Omelet op z’n best

Johanna
01.07.2014

Een omelet is zo eenvoudig dat ze soms aan onze aandacht ontglipt. En dat is jammer. Het is een gerecht dat je uit veel penibele eetsituaties redt. Geen tijd om te koken maar wel nood aan iets degelijks? Komt er onverwacht een extra maag langs die gevuld moet worden? Of eet je alleen en heb je de moed niet om langer dan tien minuten in de keuken te staan? Het antwoord houdt zich schuil in het bovenste vakje van je koelkastdeur: eitjes. Meer heb je niet nodig. Komt hier nog eens bij dat zelfs de grootste keukenkluns een omelet kan bakken, je er allerlei overschotjes in kwijt kan en het zo goed als niets kost.

omelet

Maar onderschat dit eigerecht niet. Een omelet bakken is op de koksschool een vaste examenproef. Ook sterrenchefs geven deze opdracht wel eens aan een stagiair om hem te testen, want in eenvoud toont zich de ware meester in spé. En kookboekenschrijfster Julia Child wijdde in haar meesterwerk Mastering The Art of French Cooking maar liefst dertien pagina’s aan de vraag hoe je een perfecte omelet bakt. Het gaat hier om de klassieke Franse omelet. Die maak je door enkele eieren te klutsen met een scheutje melk, het mengsel op smaak te brengen met peper en zout en te bakken in de pan met een klontje boter. Zo’n omelet eet je baveuse, wat betekent dat ze niet helemaal doorbakken maar aan de bovenkant nog een beetje vochtig is.

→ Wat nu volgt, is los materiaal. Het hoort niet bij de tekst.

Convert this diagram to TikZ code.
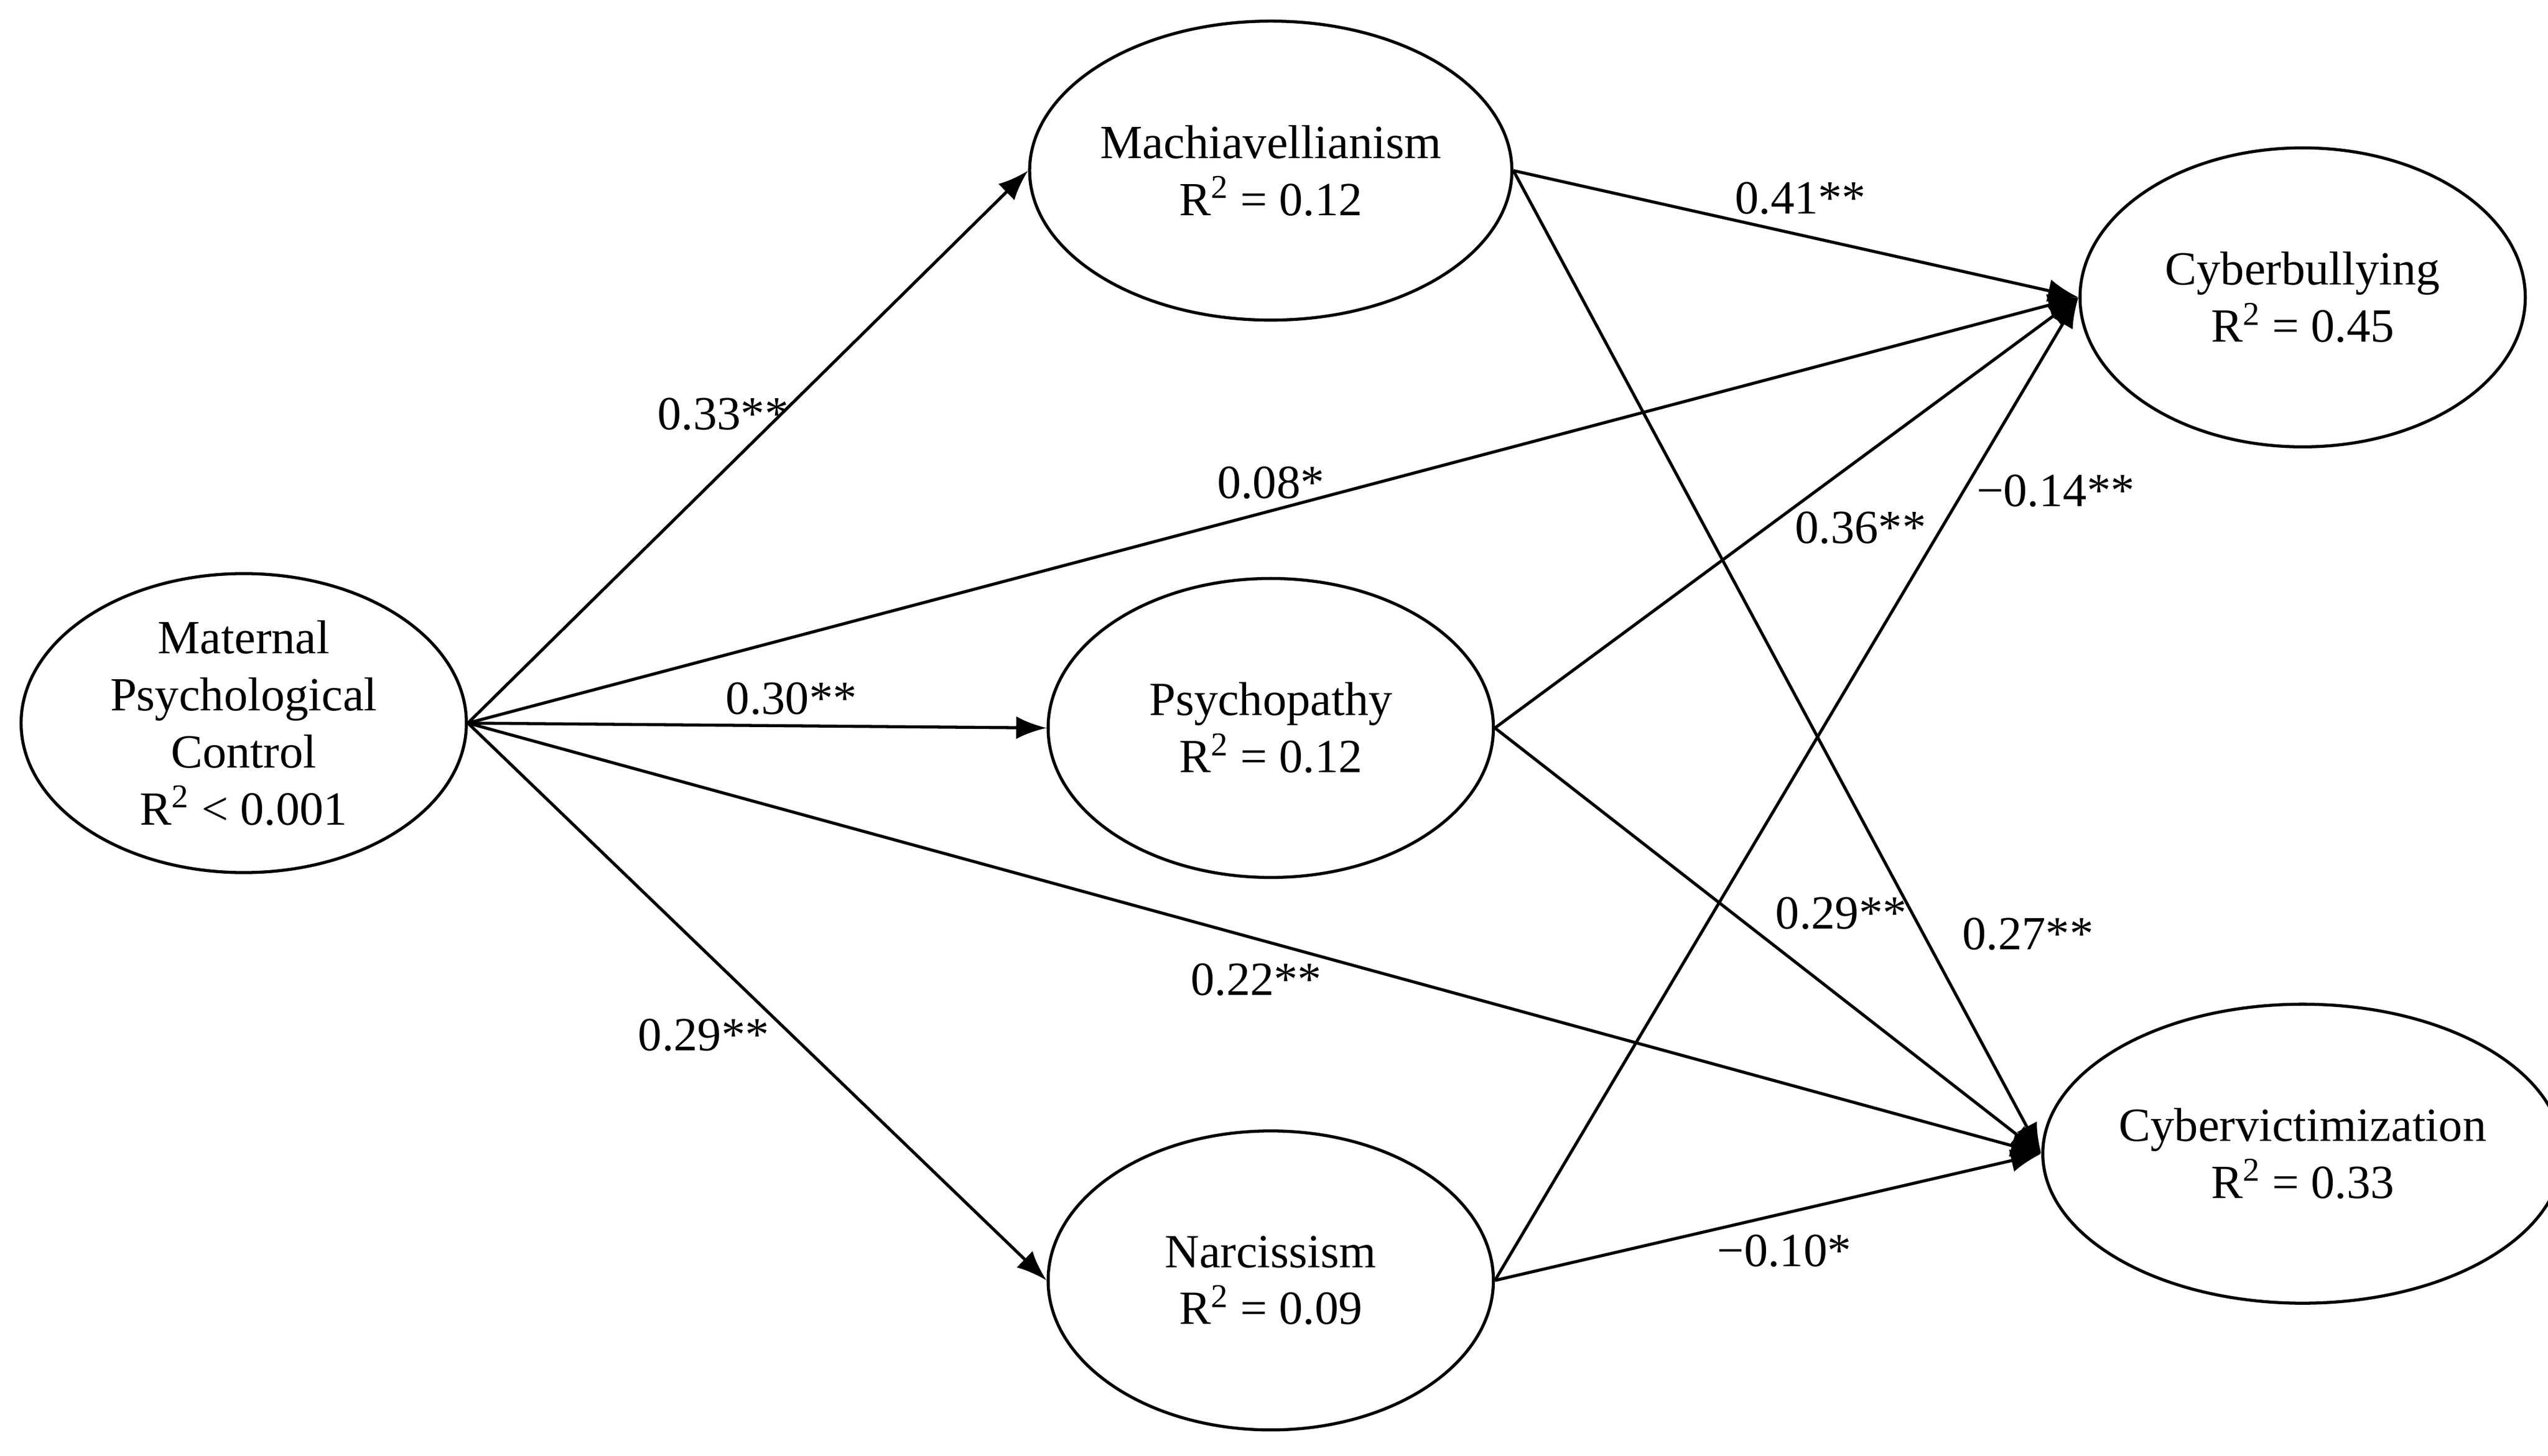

Op deze klassieker zijn eindeloos veel variaties mogelijk, en zo wordt duidelijk hoe multi-inzetbaar een omelet is. Een sjalotje aanstoven in de pan voor je de eieren erbij doet, geeft extra smaak. Als het wat voedzamer mag, kunnen er zoals in de Spaanse tortilla ook aardappelen in. Rasp die voldoende fijn, dan moet je ze niet voorkoken. Restjes van de vorige dag kan je ook gebruiken, in Italië heet dat een frittata, die in de oven wordt afgebakken. Houd je van smeuïg? Doe dan iets roomachtigs zoals verse kaas bij de eitjes wanneer je ze losklopt. Of een beetje witte miso, waarom ook niet? Een echt omeletliefhebber hoeft nooit twee keer hetzelfde te eten, zoveel is zeker.

Deze post verscheen in lichtjes gewijzigde versie in De Standaard Magazine van 21 juni. Foto’s: Mayken Craenen.

omelet
omelet

Dit heb je nodig

    voor 1 grote omelet:
    • 1 sjalot, fijngesnipperd
    • 2 stengels groene selder, fijngesneden
    • 1 teentje look, fijngesnipperd
    • 1 klontje boter
    • 1 scheut witte wijn (als je daar een restje van hebt staan)
    • 5 takjes verse tijm, afgeritst
    • 1 tl gedroogde tijm
    • 1 koffielepel venkelzaad, gekneusd
    • 1/4 spitskool of andere zomerachtige kool, gesnipperd
    • 150 gr gekookte witte bonen
    • 1 gebakken (venkel)worstje, in schijfjes
    • 4 grote eieren
    • 4 el melk
    • 2 handjes spinazie en/of rucola
    • versgemalen peper - fijn zeezout

    Zo maak je het

    Fruit de sjalot, selder en look in een pan met een klontje boter. Blus met witte wijn. Voeg de tijm en het venkelzaad toe.

    Roer hier de spitskool onder en stoof beetgaar in enkele minuten. Voeg de witte bonen en schijfjes worst toe. Laat alles goed warm worden.

    Klop ondertussen de eieren los met de melk en kruid met peper en zout. Meng de spinazie en rucola onder de bonen met worst en overgiet onmiddellijk met het losgeklopte ei. Werk af met een extra draai van de pepermolen.